You’re endangering your health and that of your team. Sometimes the best project management strategy is knowing when to take time off. Ideally, you should focus on getting better, and not work at all. But if you really need to keep the ball rolling while you’re home, I’ve got some tips that can help you out:
Plan for Emergencies
We all make contingency plans for team members getting sick, or going on vacation. But how many of us plan for being sick ourselves? Not many, I’d wager. But we owe it to our team (and the clients) to make sure the project can survive without us.
The best way to do that is to not be the bottleneck. Make project-critical information available to everyone—or at the very least, accessible to a few key people. Make sure everyone is up to date on project progress and where the team is headed.

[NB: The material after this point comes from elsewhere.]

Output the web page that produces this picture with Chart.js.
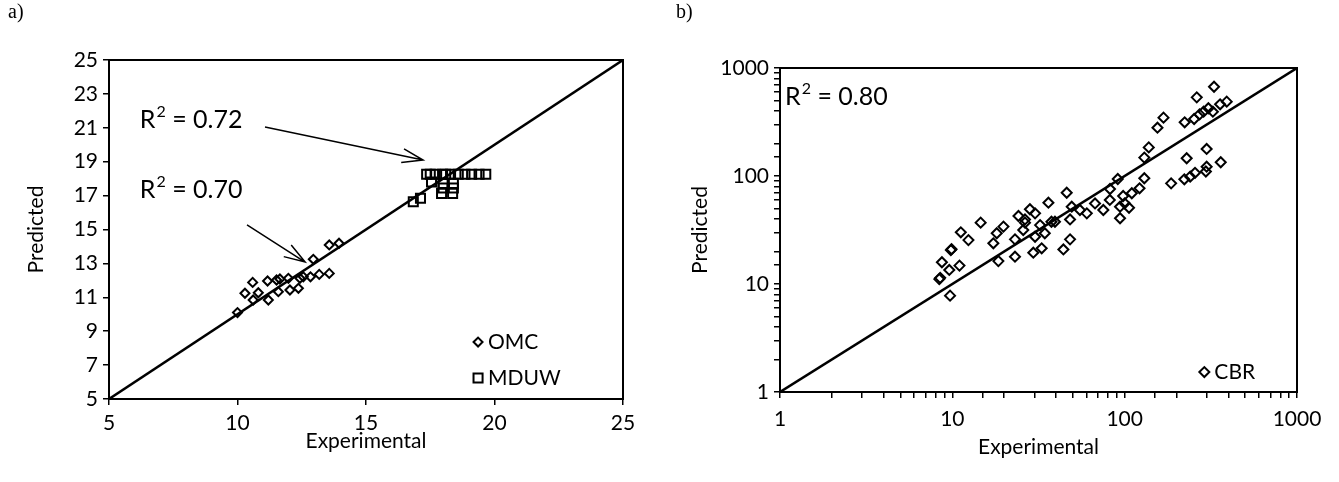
<!DOCTYPE html>
<html>
<head>
<meta charset="utf-8">
<script src="https://cdn.jsdelivr.net/npm/chart.js@4.4.1/dist/chart.umd.min.js"></script>
<style>
  html, body { margin: 0; padding: 0; background: #fff; }
  #wrap { position: relative; width: 1339px; height: 482px; }
  .panel { position: absolute; top: 0; height: 482px; }
  .tag { position: absolute; top: 0px; font: 20px "Liberation Serif", serif; color: #000; }
</style>
</head>
<body>
<div id="wrap">
  <div class="panel" style="left:0;width:669px"><canvas id="chartA" width="669" height="482"></canvas></div>
  <div class="panel" style="left:669px;width:670px"><canvas id="chartB" width="670" height="482"></canvas></div>
  <div class="tag" style="left:8px">a)</div>
  <div class="tag" style="left:676px">b)</div>
</div>
<script>
// panel a) - OMC and MDUW
const omcExp  = [10.0, 10.29, 10.61, 10.59, 10.81, 11.17, 11.2, 11.52, 11.59, 11.65, 11.98, 12.04, 12.37, 12.43, 12.56, 12.84, 12.95, 13.18, 13.57, 13.57, 13.95];
const omcPred = [10.1, 11.24, 10.84, 11.88, 11.27, 11.96, 10.84, 12.02, 11.33, 12.08, 12.12, 11.43, 11.53, 12.12, 12.21, 12.21, 13.24, 12.35, 12.41, 14.09, 14.19];

const mduwExp  = [17.36, 17.5, 17.69, 17.98, 18.1, 18.29, 18.59, 18.85, 19.11, 19.4, 19.66, 17.55, 18.0, 18.4, 18.0, 18.4, 17.94, 18.37, 16.84, 17.12];
const mduwPred = [18.26, 18.26, 18.26, 18.26, 18.26, 18.26, 18.26, 18.26, 18.26, 18.26, 18.26, 17.8, 17.72, 17.72, 17.45, 17.45, 17.13, 17.13, 16.64, 16.84];

const lineA = [5, 25];

// panel b) - CBR
const cbrExp  = [14.6, 11.2, 12.4, 9.8, 9.9, 8.7, 9.6, 11.0, 8.4, 8.5, 9.7, 17.3, 18.1, 19.8, 18.5,
                 24.2, 26.4, 26.4, 28.2, 30.2, 25.8, 23.1, 23.1, 30.2, 34.4, 32.3, 37.6, 39.4, 36.1, 46.1,
                 49.3, 55, 60.3, 67.3, 48.2, 48.2, 44.1, 33.0, 29.5,
                 330, 262, 391, 358, 325, 306, 287, 272, 253, 223, 168, 155, 138, 130, 299, 229, 361, 299,
                 296, 256, 240, 222, 186, 130, 122, 110, 98, 91.2, 82.2, 100, 94, 106, 94, 82, 75.2];
const cbrPred = [37.0, 30.1, 25.5, 20.6, 21.0, 15.9, 13.5, 14.8, 11.1, 11.4, 7.8, 23.8, 29.5, 34.0, 16.3,
                 42.6, 39.6, 37.0, 49.2, 45.1, 31.6, 25.9, 17.9, 27.4, 29.5, 35.1, 37.7, 37.7, 56.6, 70,
                 52, 48.4, 45.1, 55.7, 39.6, 25.9, 20.9, 21.4, 19.5,
                 671, 535, 488, 461, 394, 424, 394, 372, 337, 314, 347, 280, 184, 148, 178, 146, 134, 122,
                 110, 107, 98.6, 93.2, 85.5, 95.3, 76.9, 69.2, 65.3, 93.8, 75.8, 55.8, 52, 50.8, 40.6, 60, 48.4];

const lineB = [1, 1000];

const pairs = (xs, ys) => xs.map((x, i) => ({ x: x, y: ys[i] }));

Chart.defaults.font.family = 'Lato, "Open Sans", sans-serif';
Chart.defaults.font.size = 21;
Chart.defaults.color = '#000';

function rSquared(ctx, text, x, y) {
  ctx.fillStyle = '#000';
  ctx.textBaseline = 'middle';
  ctx.textAlign = 'left';
  ctx.font = '25px Lato';
  ctx.fillText('R', x, y);
  const w = ctx.measureText('R').width;
  ctx.font = '16px Lato';
  ctx.fillText('2', x + w + 1, y - 8);
  const w2 = ctx.measureText('2').width;
  ctx.font = '25px Lato';
  ctx.fillText(' = ' + text, x + w + w2 + 1, y);
}

function arrow(ctx, x1, y1, x2, y2) {
  const ang = Math.atan2(y2 - y1, x2 - x1);
  const len = 22, spread = 0.32;
  ctx.strokeStyle = '#000';
  ctx.lineWidth = 1.5;
  ctx.beginPath();
  ctx.moveTo(x1, y1);
  ctx.lineTo(x2, y2);
  ctx.moveTo(x2 - len * Math.cos(ang - spread), y2 - len * Math.sin(ang - spread));
  ctx.lineTo(x2, y2);
  ctx.lineTo(x2 - len * Math.cos(ang + spread), y2 - len * Math.sin(ang + spread));
  ctx.stroke();
}

function legendItem(ctx, style, radius, label, x, y) {
  ctx.strokeStyle = '#000';
  ctx.fillStyle = 'rgba(0,0,0,0)';
  ctx.lineWidth = 2;
  Chart.helpers.drawPoint(ctx, { pointStyle: style, radius: radius, borderWidth: 2 }, x, y);
  ctx.fillStyle = '#000';
  ctx.font = '21px Lato';
  ctx.textBaseline = 'middle';
  ctx.textAlign = 'left';
  ctx.fillText(label, x + 10, y);
}

const frame = {
  id: 'frame',
  afterDatasetsDraw(chart) {
    const { ctx, chartArea: a } = chart;
    ctx.save();
    ctx.strokeStyle = '#000';
    ctx.lineWidth = 2;
    ctx.strokeRect(a.left, a.top, a.right - a.left, a.bottom - a.top);
    ctx.restore();
  }
};

const notesA = {
  id: 'notesA',
  afterDraw(chart) {
    const { ctx, scales: { x, y } } = chart;
    ctx.save();
    rSquared(ctx, '0.72', x.getPixelForValue(6.2), y.getPixelForValue(21.46));
    arrow(ctx, x.getPixelForValue(11.07), y.getPixelForValue(21.05), x.getPixelForValue(17.22), y.getPixelForValue(19.1));
    rSquared(ctx, '0.70', x.getPixelForValue(6.2), y.getPixelForValue(17.33));
    arrow(ctx, x.getPixelForValue(10.37), y.getPixelForValue(15.27), x.getPixelForValue(12.63), y.getPixelForValue(13.08));
    legendItem(ctx, 'rectRot', 4.5, 'OMC', x.getPixelForValue(19.36), y.getPixelForValue(8.36));
    legendItem(ctx, 'rect', 6.4, 'MDUW', x.getPixelForValue(19.36), y.getPixelForValue(6.24));
    ctx.restore();
  }
};

const notesB = {
  id: 'notesB',
  afterDraw(chart) {
    const { ctx, scales: { x, y } } = chart;
    ctx.save();
    rSquared(ctx, '0.80', x.getPixelForValue(1.07), y.getPixelForValue(540));
    legendItem(ctx, 'rectRot', 5, 'CBR', x.getPixelForValue(290), y.getPixelForValue(1.53));
    ctx.restore();
  }
};

function axisCommon(titleText, titlePad) {
  return {
    border: { display: true, color: '#000', width: 2 },
    grid: { drawOnChartArea: false, drawTicks: true, tickLength: 6, color: '#000', lineWidth: 1.5 },
    title: { display: true, text: titleText, font: { size: 21 }, padding: titlePad }
  };
}

new Chart(document.getElementById('chartA'), {
  type: 'scatter',
  data: {
    datasets: [
      { type: 'line', data: pairs(lineA, lineA), borderColor: '#000', borderWidth: 2.5, pointRadius: 0 },
      { label: 'OMC', data: pairs(omcExp, omcPred), pointStyle: 'rectRot', pointRadius: 4.5,
        borderColor: '#000', backgroundColor: 'rgba(0,0,0,0)', borderWidth: 2 },
      { label: 'MDUW', data: pairs(mduwExp, mduwPred), pointStyle: 'rect', pointRadius: 6.4,
        borderColor: '#000', backgroundColor: 'rgba(0,0,0,0)', borderWidth: 2 }
    ]
  },
  options: {
    responsive: false,
    animation: false,
    events: [],
    layout: { padding: { left: 0, top: 60, right: 46, bottom: 23 } },
    plugins: { legend: { display: false }, tooltip: { enabled: false } },
    scales: {
      x: Object.assign(axisCommon('Experimental', { top: 3, bottom: 5 }), {
        type: 'linear', min: 5, max: 25,
        ticks: { stepSize: 5, padding: 6, maxRotation: 0 },
        afterFit(s) { s.height = 60; }
      }),
      y: Object.assign(axisCommon('Predicted', { top: 24, bottom: 0 }), {
        type: 'linear', min: 5, max: 25,
        ticks: { stepSize: 2, padding: 5 },
        afterFit(s) { s.width = 109; }
      })
    }
  },
  plugins: [frame, notesA]
});

const decadeLabel = (v) => {
  const l = Math.log10(v);
  return Math.abs(l - Math.round(l)) < 1e-9 ? String(Math.round(v)) : '';
};

new Chart(document.getElementById('chartB'), {
  type: 'scatter',
  data: {
    datasets: [
      { type: 'line', data: pairs(lineB, lineB), borderColor: '#000', borderWidth: 2.5, pointRadius: 0 },
      { label: 'CBR', data: pairs(cbrExp, cbrPred), pointStyle: 'rectRot', pointRadius: 5,
        borderColor: '#000', backgroundColor: 'rgba(0,0,0,0)', borderWidth: 2 }
    ]
  },
  options: {
    responsive: false,
    animation: false,
    events: [],
    layout: { padding: { left: 0, top: 68, right: 42, bottom: 22 } },
    plugins: { legend: { display: false }, tooltip: { enabled: false } },
    scales: {
      x: Object.assign(axisCommon('Experimental', { top: 8, bottom: 0 }), {
        type: 'logarithmic', min: 1, max: 1000,
        ticks: { callback: decadeLabel, autoSkip: false, padding: 9, maxRotation: 0 },
        afterFit(s) { s.height = 68; }
      }),
      y: Object.assign(axisCommon('Predicted', { top: 19, bottom: 0 }), {
        type: 'logarithmic', min: 1, max: 1000,
        ticks: { callback: decadeLabel, autoSkip: false, padding: 5 },
        afterFit(s) { s.width = 111; }
      })
    }
  },
  plugins: [frame, notesB]
});
</script>
</body>
</html>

Use Web Tools to Stay in Touch
Stuck in bed and need to know what’s going on? Cloud-based project management software tools allow you to keep tabs on the project from your home. Some even allow teams to upload files for review and have discussion boards that let you participate in the conversation and steer things from out of the office.

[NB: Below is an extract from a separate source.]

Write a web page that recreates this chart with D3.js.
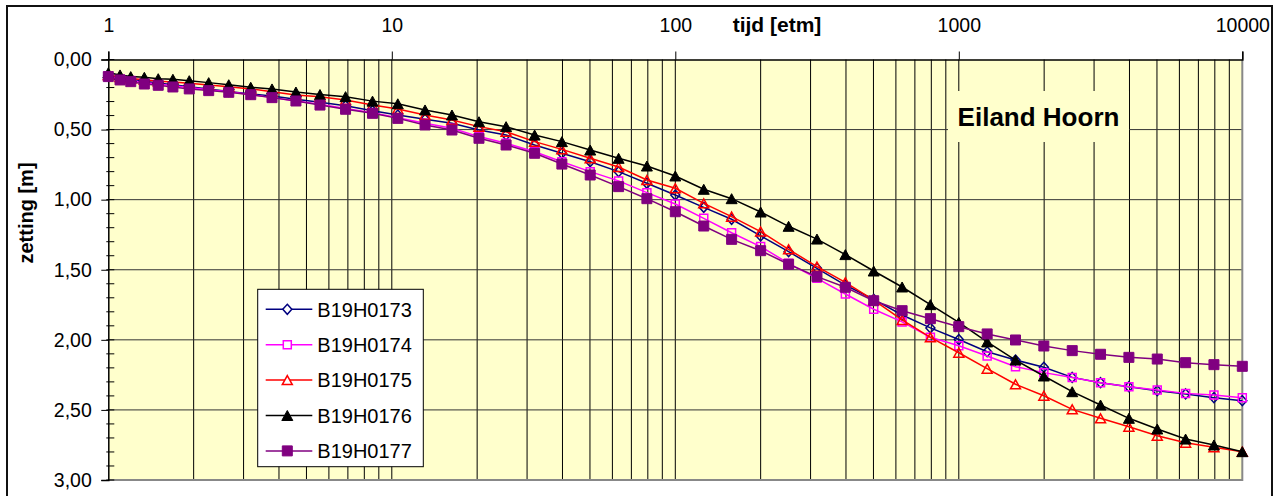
<!DOCTYPE html>
<html>
<head>
<meta charset="utf-8">
<script src="https://cdn.jsdelivr.net/npm/d3@7"></script>
<style>
  html, body { margin: 0; padding: 0; background: #fff; }
  svg { display: block; font-family: Arial, "Liberation Sans", sans-serif; }
</style>
</head>
<body>
<svg id="chart" width="1281" height="496"></svg>
<script>
// Time since start of loading [etm = etmaal, days]
const days = [1, 1.1, 1.2, 1.34, 1.5, 1.69, 1.93, 2.26, 2.66, 3.18, 3.78, 4.59, 5.58, 6.87, 8.55, 10.5,
  13.1, 16.3, 20.3, 25.3, 31.9, 39.8, 50.1, 63.1, 79.4, 100, 126, 158, 200, 251, 316, 398, 501,
  631, 794, 1000, 1259, 1585, 1995, 2512, 3162, 3981, 5012, 6310, 7943, 10000];

// Settlement [m] per measuring point
const b19h0173 = [0.115, 0.13, 0.14, 0.155, 0.168, 0.18, 0.195, 0.21, 0.228, 0.246, 0.26, 0.284, 0.305, 0.33, 0.365, 0.396,
  0.427, 0.455, 0.503, 0.539, 0.61, 0.669, 0.729, 0.80, 0.883, 0.967, 1.055, 1.14, 1.259, 1.371, 1.49, 1.609, 1.711,
  1.823, 1.915, 1.998, 2.085, 2.144, 2.196, 2.268, 2.306, 2.334, 2.363, 2.386, 2.413, 2.434];
const b19h0174 = [0.12, 0.14, 0.15, 0.165, 0.175, 0.187, 0.2, 0.215, 0.23, 0.25, 0.272, 0.296, 0.32, 0.35, 0.38, 0.415,
  0.455, 0.49, 0.55, 0.598, 0.658, 0.729, 0.80, 0.866, 0.95, 1.031, 1.133, 1.236, 1.335, 1.454, 1.561, 1.673, 1.782,
  1.872, 1.982, 2.042, 2.115, 2.192, 2.234, 2.268, 2.306, 2.334, 2.358, 2.382, 2.394, 2.413];
const b19h0175 = [0.11, 0.125, 0.135, 0.145, 0.155, 0.16, 0.17, 0.182, 0.195, 0.21, 0.23, 0.253, 0.265, 0.289, 0.325, 0.353,
  0.396, 0.432, 0.479, 0.515, 0.586, 0.641, 0.705, 0.767, 0.86, 0.919, 1.026, 1.121, 1.228, 1.354, 1.478, 1.59, 1.716,
  1.858, 1.982, 2.092, 2.206, 2.317, 2.399, 2.496, 2.56, 2.62, 2.684, 2.734, 2.767, 2.798];
const b19h0176 = [0.095, 0.11, 0.122, 0.127, 0.137, 0.141, 0.151, 0.165, 0.18, 0.198, 0.21, 0.232, 0.25, 0.265, 0.297, 0.316,
  0.36, 0.396, 0.444, 0.479, 0.539, 0.586, 0.646, 0.705, 0.76, 0.831, 0.926, 0.993, 1.088, 1.19, 1.281, 1.392, 1.509,
  1.623, 1.749, 1.875, 2.015, 2.144, 2.258, 2.37, 2.465, 2.56, 2.636, 2.708, 2.75, 2.798];
const b19h0177 = [0.122, 0.146, 0.158, 0.175, 0.184, 0.196, 0.21, 0.222, 0.234, 0.251, 0.272, 0.296, 0.325, 0.355, 0.384, 0.42,
  0.467, 0.503, 0.562, 0.61, 0.669, 0.746, 0.824, 0.907, 0.993, 1.086, 1.188, 1.283, 1.364, 1.461, 1.549, 1.625, 1.721,
  1.792, 1.849, 1.906, 1.958, 2.001, 2.044, 2.077, 2.103, 2.125, 2.137, 2.163, 2.177, 2.189];

const seriesNames = ["B19H0173", "B19H0174", "B19H0175", "B19H0176", "B19H0177"];
const xTickValues = [1, 10, 100, 1000, 10000];
const yTickValues = [0, 0.5, 1.0, 1.5, 2.0, 2.5, 3.0];
const xTitle = "tijd [etm]";
const yTitle = "zetting [m]";
const chartTitle = "Eiland Hoorn";

// ---- layout ----
const plot = { left: 108.3, right: 1242.3, top: 59.5, bottom: 480 };
const svg = d3.select("#chart");

const x = d3.scaleLog().domain([1, 10000]).range([plot.left, plot.right]);
const y = d3.scaleLinear().domain([0, 3]).range([plot.top, plot.bottom]);

// outer frame
svg.append("rect")
  .attr("x", 7).attr("y", 6).attr("width", 1265).attr("height", 500)
  .attr("fill", "#fff").attr("stroke", "#111").attr("stroke-width", 2);

// plot area background
svg.append("rect")
  .attr("x", plot.left).attr("y", plot.top)
  .attr("width", plot.right - plot.left).attr("height", plot.bottom - plot.top)
  .attr("fill", "#FFFFCC");

// vertical grid at every log tick
const logTicks = [];
for (let d = 1; d < 10000; d *= 10) for (let k = 1; k < 10; k++) logTicks.push(d * k);
const grid = svg.append("g");
grid.selectAll("line.v").data(logTicks.filter(v => v > 1)).join("line")
  .attr("x1", d => x(d)).attr("x2", d => x(d))
  .attr("y1", plot.top).attr("y2", plot.bottom)
  .attr("stroke", "#000").attr("stroke-width", 1);

// horizontal grid at major settlement ticks
grid.selectAll("line.h").data(yTickValues.filter(v => v > 0 && v < 3)).join("line")
  .attr("x1", plot.left).attr("x2", plot.right)
  .attr("y1", d => y(d)).attr("y2", d => y(d))
  .attr("stroke", "#333").attr("stroke-width", 1);

// plot area border (right and bottom in grey)
svg.append("path")
  .attr("d", `M${plot.right},${plot.top}V${plot.bottom}H${plot.left}`)
  .attr("fill", "none").attr("stroke", "#888").attr("stroke-width", 2);

// title box covering the grid
const titleBox = { x: 948, y: 91, w: 181, h: 51 };
svg.append("rect")
  .attr("x", titleBox.x).attr("y", titleBox.y).attr("width", titleBox.w).attr("height", titleBox.h)
  .attr("fill", "#FFFFCC");
svg.append("text")
  .attr("x", titleBox.x + titleBox.w / 2).attr("y", 125.7)
  .attr("text-anchor", "middle").attr("font-weight", "bold").attr("font-size", 26)
  .attr("fill", "#000").text(chartTitle);

// top axis (time)
const xAxis = svg.append("g").attr("transform", `translate(0,${plot.top})`)
  .call(d3.axisTop(x).tickValues(xTickValues).tickFormat(d3.format("d")).tickSize(8).tickPadding(20));
xAxis.select(".domain").attr("stroke", "#000").attr("stroke-width", 1.5);
xAxis.selectAll(".tick line").attr("stroke", "#000");
xAxis.selectAll(".tick text").attr("font-size", 19.5).attr("fill", "#000")
  .attr("font-family", "Arial, 'Liberation Sans', sans-serif");

svg.append("text")
  .attr("x", 777).attr("y", 31.5).attr("text-anchor", "middle")
  .attr("font-weight", "bold").attr("font-size", 21).text(xTitle);

// left axis (settlement)
const fmt = v => d3.format(".2f")(v).replace(".", ",");
const yAxis = svg.append("g").attr("transform", `translate(${plot.left},0)`)
  .call(d3.axisLeft(y).tickValues(yTickValues).tickFormat(fmt).tickSize(7).tickPadding(9.5));
yAxis.select(".domain").attr("stroke", "#000").attr("stroke-width", 1.5);
yAxis.selectAll(".tick line").attr("stroke", "#000");
yAxis.selectAll(".tick text").attr("font-size", 19.5).attr("fill", "#000")
  .attr("font-family", "Arial, 'Liberation Sans', sans-serif");

// minor ticks every 0.1 m, crossing the axis
const minorY = d3.range(0, 31).map(i => i / 10);
svg.append("g").selectAll("line").data(minorY).join("line")
  .attr("x1", plot.left - 2).attr("x2", plot.left + 6)
  .attr("y1", d => y(d)).attr("y2", d => y(d))
  .attr("stroke", "#000").attr("stroke-width", 1);

svg.append("text")
  .attr("transform", `translate(33,213) rotate(-90)`)
  .attr("text-anchor", "middle").attr("font-weight", "bold").attr("font-size", 20).text(yTitle);

// ---- series ----
const triangleBox = (w, h) => ({
  draw(ctx) {
    ctx.moveTo(0, -h / 2); ctx.lineTo(w / 2, h / 2); ctx.lineTo(-w / 2, h / 2); ctx.closePath();
  }
});
const squareBox = s => ({ draw(ctx) { ctx.rect(-s / 2, -s / 2, s, s); } });
const diamondBox = (w, h) => ({
  draw(ctx) {
    ctx.moveTo(0, -h / 2); ctx.lineTo(w / 2, 0); ctx.lineTo(0, h / 2); ctx.lineTo(-w / 2, 0); ctx.closePath();
  }
});

const series = [
  { name: seriesNames[0], values: b19h0173, color: "#000080", symbol: diamondBox(9, 10), filled: false },
  { name: seriesNames[1], values: b19h0174, color: "#FF00FF", symbol: squareBox(8), filled: false },
  { name: seriesNames[2], values: b19h0175, color: "#FF0000", symbol: triangleBox(10, 9), filled: false },
  { name: seriesNames[3], values: b19h0176, color: "#000000", symbol: triangleBox(11, 10), filled: true },
  { name: seriesNames[4], values: b19h0177, color: "#800080", symbol: squareBox(10), filled: true }
];

const line = d3.line().x(d => x(d.t)).y(d => y(d.v));
const marksG = svg.append("g");
series.forEach(s => {
  const pts = days.map((t, i) => ({ t, v: s.values[i] }));
  const g = marksG.append("g");
  g.append("path").datum(pts).attr("d", line)
    .attr("fill", "none").attr("stroke", s.color).attr("stroke-width", 1.5);
  g.selectAll("path.m").data(pts).join("path")
    .attr("class", "m")
    .attr("transform", d => `translate(${x(d.t)},${y(d.v)})`)
    .attr("d", d3.symbol().type(s.symbol)())
    .attr("fill", s.filled ? s.color : "none")
    .attr("stroke", s.color).attr("stroke-width", s.filled ? 1 : 1.5);
});

// ---- legend ----
const legend = svg.append("g");
legend.append("rect")
  .attr("x", 257.7).attr("y", 289.3).attr("width", 165.6).attr("height", 177.4)
  .attr("fill", "#fff").attr("stroke", "#000").attr("stroke-width", 1);
series.forEach((s, i) => {
  const cy = 309.3 + i * 35.4;
  const row = legend.append("g");
  row.append("line").attr("x1", 265.7).attr("x2", 312.3).attr("y1", cy).attr("y2", cy)
    .attr("stroke", s.color).attr("stroke-width", 1.5);
  row.append("path").attr("transform", `translate(287.3,${cy})`)
    .attr("d", d3.symbol().type(s.symbol)())
    .attr("fill", s.filled ? s.color : "#fff")
    .attr("stroke", s.color).attr("stroke-width", s.filled ? 1 : 1.5);
  row.append("text").attr("x", 317.3).attr("y", cy + 7.2)
    .attr("font-size", 20).attr("fill", "#000").text(s.name);
});
</script>
</body>
</html>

Delegate to the Right People
If everyone loses their direction after you leave, you’re doing something wrong. You need to delegate. There should be at least a couple of people on your team who can function as your backup while you’re away. It doesn’t matter what job title they have, so long as you can trust them to keep the ball rolling. Let them field questions and assign tasks, so that you only get asked about the most urgent matters.
Catch up on Reading
If you’ve already done all of the above and there are no fires to put out from your sickbed, then maybe you can relax and take the time to catch up on some project-related reading. You can proofread technical documentation, or study up on the skills that you’ll need for the project (whether it’s programming or otherwise). Catch up on industry trends and see how you can improve your team’s process or strategy.